The film chronicles human rights abuses throughout Argentina’s Dirty War, which lasted from 1976 until 1983. The civil war resulted from an attempt from the Argentinean military to prevent communism spreading to their country.
According to the film, anyone could be singled out by the military as being connected to leftist revolutionaries and many were wrongly accused. An estimated 30,000 people were kidnapped, tortured or murdered during the war. Some were restrained and tossed from airplanes into the ocean alive.
“The description of the torture methods, we didn’t even get into that kind of stuff. These weren’t warring soldiers on the other side, these were women…and lots and lots of college students,” said Dr. Charles A. Tuggle, who produced the film. Tuggle is the director of journalism at the University of North Carolina-Chapel Hill.
Of the people kidnapped during the war, many were babies and pregnant women. About 500 children were stolen from their families and often remained with military personnel or families of the military. Pregnant women were frequently murdered soon after giving birth.
Las Abuelas de Plaza de Mayo, or The Grandmothers of May Plaza, is a group formed in Argentina dedicated to finding their “lost” grandchildren, who are now in their 20s and 30s. According to the documentary, most of these lost grandchildren are not aware that the family who raised them is not their actual family.
“One of the fascinating things we found is that every grandchild has a different story,” Tuggle said. “Eventually, almost all of them sever ties with their previous family because they have lied to them all those years. Until your identity’s been taken away, sometimes it’s hard to really value it.”
According to the film, the role of the Argentinean military in the 70s was to preserve the constitution and protect the country from communism. Many apologists say that the military was not kidnapping children, but saving them.
“There are people who say even now that the military was justified,” Tuggle said. “They think they saved Argentina from communism.”
Tuggle said that although there is much that can be taken away from his documentary, the persistence of Las Abuelas de Plaza de Mayo is one of the film’s most inspiring aspects.
“Average people – in this case little old ladies – can make a big difference. They’re heroes in my mind,” Tuggle said.
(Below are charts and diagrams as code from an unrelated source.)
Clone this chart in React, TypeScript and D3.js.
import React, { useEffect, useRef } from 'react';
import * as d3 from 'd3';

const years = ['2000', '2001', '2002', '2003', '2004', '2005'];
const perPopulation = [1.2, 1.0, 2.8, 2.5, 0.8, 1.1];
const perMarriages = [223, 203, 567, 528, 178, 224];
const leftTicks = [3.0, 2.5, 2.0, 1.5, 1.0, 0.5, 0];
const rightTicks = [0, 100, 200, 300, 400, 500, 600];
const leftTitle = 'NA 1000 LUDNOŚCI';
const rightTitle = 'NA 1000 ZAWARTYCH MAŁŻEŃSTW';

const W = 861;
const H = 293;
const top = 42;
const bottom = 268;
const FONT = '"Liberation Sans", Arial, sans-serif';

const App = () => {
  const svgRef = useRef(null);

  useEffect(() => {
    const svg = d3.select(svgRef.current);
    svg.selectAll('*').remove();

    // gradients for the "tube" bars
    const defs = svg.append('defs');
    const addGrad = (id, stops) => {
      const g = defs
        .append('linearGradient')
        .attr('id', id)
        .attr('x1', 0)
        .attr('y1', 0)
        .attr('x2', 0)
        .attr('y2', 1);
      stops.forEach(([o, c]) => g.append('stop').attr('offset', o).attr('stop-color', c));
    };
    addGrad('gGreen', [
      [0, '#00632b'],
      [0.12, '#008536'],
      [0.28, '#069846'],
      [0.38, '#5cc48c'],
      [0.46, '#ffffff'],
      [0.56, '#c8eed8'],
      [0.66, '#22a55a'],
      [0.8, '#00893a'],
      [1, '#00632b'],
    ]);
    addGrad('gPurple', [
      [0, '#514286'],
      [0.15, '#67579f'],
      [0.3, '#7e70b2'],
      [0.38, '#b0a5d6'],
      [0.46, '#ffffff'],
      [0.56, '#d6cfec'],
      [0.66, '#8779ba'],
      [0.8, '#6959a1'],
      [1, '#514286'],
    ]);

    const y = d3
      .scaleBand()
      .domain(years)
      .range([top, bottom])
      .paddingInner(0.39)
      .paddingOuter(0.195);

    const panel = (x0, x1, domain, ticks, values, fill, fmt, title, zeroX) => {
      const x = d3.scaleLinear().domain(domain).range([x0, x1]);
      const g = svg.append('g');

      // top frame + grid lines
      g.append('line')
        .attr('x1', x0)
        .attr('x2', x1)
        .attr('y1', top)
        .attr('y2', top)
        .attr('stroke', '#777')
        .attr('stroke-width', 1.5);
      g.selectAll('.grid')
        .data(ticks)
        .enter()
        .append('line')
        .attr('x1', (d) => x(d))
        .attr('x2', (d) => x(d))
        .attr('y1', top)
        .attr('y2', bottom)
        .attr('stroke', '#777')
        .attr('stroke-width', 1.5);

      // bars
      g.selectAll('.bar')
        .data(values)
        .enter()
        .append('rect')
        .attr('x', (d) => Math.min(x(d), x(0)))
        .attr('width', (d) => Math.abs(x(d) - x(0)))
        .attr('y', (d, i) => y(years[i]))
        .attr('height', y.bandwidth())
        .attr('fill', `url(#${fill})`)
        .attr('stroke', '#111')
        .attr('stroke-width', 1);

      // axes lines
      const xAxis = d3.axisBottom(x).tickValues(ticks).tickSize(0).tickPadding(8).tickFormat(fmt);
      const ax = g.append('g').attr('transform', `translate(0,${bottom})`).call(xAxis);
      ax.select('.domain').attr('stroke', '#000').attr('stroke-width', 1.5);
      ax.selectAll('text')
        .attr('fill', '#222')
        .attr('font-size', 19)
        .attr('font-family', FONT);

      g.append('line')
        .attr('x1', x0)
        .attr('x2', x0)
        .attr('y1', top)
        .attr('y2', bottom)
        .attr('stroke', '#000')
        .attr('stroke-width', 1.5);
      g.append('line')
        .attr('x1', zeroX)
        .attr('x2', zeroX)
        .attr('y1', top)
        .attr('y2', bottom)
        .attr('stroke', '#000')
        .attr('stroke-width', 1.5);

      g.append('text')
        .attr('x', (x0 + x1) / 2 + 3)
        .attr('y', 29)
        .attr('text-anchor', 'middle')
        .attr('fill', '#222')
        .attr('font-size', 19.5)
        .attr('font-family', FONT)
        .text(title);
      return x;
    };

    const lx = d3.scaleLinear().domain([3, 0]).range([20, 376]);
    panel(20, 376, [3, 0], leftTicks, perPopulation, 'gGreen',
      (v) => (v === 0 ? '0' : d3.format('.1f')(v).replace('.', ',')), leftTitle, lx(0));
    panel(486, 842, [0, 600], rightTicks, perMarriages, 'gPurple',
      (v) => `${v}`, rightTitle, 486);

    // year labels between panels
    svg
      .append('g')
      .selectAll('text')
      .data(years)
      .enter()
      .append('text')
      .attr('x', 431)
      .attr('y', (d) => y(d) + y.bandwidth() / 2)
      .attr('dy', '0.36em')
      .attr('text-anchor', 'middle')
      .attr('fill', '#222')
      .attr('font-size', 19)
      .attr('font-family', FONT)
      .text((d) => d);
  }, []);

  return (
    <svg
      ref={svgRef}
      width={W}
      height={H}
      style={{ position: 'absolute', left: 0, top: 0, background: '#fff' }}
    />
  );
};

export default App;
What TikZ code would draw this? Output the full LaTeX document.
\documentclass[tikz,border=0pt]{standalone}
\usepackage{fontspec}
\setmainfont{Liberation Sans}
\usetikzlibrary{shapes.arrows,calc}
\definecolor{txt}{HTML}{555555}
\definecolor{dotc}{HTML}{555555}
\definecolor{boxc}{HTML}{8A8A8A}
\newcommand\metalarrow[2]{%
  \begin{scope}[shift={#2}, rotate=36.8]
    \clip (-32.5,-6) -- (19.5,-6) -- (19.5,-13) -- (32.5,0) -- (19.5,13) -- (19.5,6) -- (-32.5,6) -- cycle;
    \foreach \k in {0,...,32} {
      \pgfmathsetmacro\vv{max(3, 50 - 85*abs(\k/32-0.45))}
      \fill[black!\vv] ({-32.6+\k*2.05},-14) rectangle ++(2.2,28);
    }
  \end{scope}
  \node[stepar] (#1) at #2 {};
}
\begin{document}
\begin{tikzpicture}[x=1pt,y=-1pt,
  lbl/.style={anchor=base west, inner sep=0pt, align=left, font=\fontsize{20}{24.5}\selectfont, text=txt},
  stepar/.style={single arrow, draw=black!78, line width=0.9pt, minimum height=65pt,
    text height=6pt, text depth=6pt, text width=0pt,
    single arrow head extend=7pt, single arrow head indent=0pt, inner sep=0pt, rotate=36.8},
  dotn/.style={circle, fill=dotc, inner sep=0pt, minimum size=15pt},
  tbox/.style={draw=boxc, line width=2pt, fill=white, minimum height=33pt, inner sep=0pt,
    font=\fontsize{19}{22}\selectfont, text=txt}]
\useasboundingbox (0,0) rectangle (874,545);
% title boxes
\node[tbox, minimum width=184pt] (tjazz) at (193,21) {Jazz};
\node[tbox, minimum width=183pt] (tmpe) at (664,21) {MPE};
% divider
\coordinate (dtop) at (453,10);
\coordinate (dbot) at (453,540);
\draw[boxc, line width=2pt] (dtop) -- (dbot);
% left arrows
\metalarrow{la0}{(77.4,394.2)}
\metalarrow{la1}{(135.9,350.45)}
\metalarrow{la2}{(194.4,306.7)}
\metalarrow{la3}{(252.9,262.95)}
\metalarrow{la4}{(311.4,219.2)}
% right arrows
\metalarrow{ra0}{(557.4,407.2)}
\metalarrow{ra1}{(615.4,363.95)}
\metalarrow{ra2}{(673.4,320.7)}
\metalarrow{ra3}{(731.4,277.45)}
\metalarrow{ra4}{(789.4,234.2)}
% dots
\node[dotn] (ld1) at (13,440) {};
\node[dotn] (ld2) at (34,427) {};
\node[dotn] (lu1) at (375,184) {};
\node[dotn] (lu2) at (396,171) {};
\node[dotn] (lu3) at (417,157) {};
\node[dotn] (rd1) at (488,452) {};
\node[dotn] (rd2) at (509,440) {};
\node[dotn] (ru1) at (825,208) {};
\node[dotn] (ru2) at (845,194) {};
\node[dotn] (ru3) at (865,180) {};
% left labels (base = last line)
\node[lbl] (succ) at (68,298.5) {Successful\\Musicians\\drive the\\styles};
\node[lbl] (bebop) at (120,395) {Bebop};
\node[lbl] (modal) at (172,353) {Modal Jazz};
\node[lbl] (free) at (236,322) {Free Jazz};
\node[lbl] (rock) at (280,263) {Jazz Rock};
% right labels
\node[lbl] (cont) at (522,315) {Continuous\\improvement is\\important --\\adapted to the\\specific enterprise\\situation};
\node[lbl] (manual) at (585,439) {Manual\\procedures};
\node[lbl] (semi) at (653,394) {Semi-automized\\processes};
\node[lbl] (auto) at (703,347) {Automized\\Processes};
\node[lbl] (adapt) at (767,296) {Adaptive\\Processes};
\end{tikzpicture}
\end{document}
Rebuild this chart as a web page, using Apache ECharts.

“It’s a very powerful story and it’s very powerfully told in this documentery,” said Dr. Therese Leuck, a professor in the School of Communication who introduced the documentary in the Student Union Theater.
Tuggle said he is not planning on starting any new big projects in the near future, in part because “Las Abuelas de Plaza de Mayo,” is really an ongoing project. Currently, Tuggle and his team are in the process of converting the film’s language from English to Spanish.
“New information comes up all the time,” Tuggle said. “I could have made a four-hour documentary and still not used everything. I believe this is a story that will continue to grow in one form or another.”
The screening of “Las Abuelas de Plaza de Mayo” was sponsored by The University of Akron School of Communication. Rethinking Race continues until Feb. 10 and is in its fifth year at The University of Akron.